A lovely, moody debut collection examines hardscrabble days in rural Ireland.
In four long stories O’Keeffe brings the reader to the village of Kilkelly and its environs, where love, jealousy and madness underscore the persistent loneliness of country life. Though taking place in the 1950s and ’60s, the tales seem from an age long ago: One young woman delivers milk in a pony-cart, another listens to the wireless. Rural poverty brings with it a kind of isolation that defies time. In the best piece, “Her Black Mantilla,” young orphan Alice is sent to Tarkey’s farm. She’s to help with the milking and also with James, gored by a bull many years ago and left to the quiet of his room.
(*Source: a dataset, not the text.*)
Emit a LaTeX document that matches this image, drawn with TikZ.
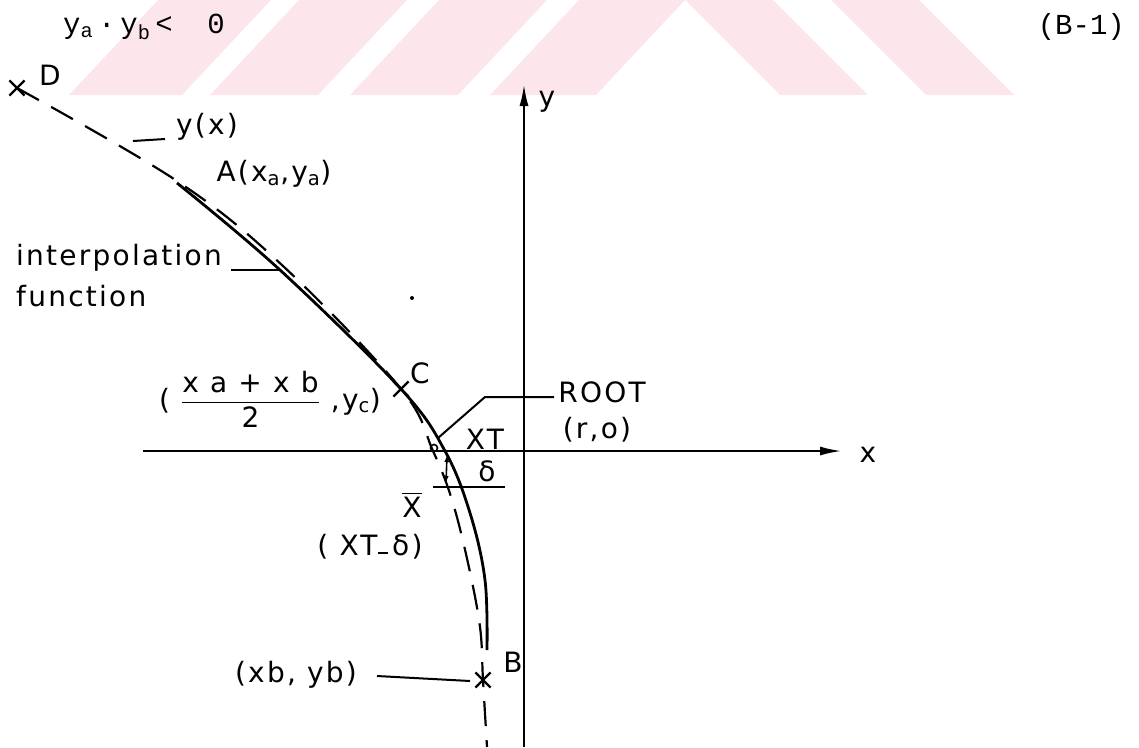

Middle-aged Davie Condon senses something familiar behind the black mantilla covering Alice’s face, something reminiscent of his pregnant Margaret, abandoned and forgotten long ago. As Davie spies on her from across the field, Alice gets strange comfort from James as she washes his shrunken body and listens to his tales of lost love. In “The Postman’s Cottage,” widowed Kate Dillon, returning from her very first trip out of the village, to visit her son in Dublin, shares the train ride with Timmy O’Rourke, nephew of handsome, notorious Eoin, who courted Kate as a young woman. As their train conversation progresses, Kate recalls the details of Eoin’s disappearance; at the time, he was assumed to be a suicide, but now Kate faces the awful truth that he was murdered, and knows who did it. The titular novella spans the 20th century. Young Jack is mesmerized by the short life of Albert Cagney, a WWI veteran who returned shell-shocked from the trenches, killed himself, and thus altered village life. Jack spends some summer weeks with his old Aunt Mary, a spinster still holding on to the memory of her Albert while the rest of the village tries to forget.
An atmospheric debut, capturing the slow-moving rhythms and ordinary tragedies of Irish country life.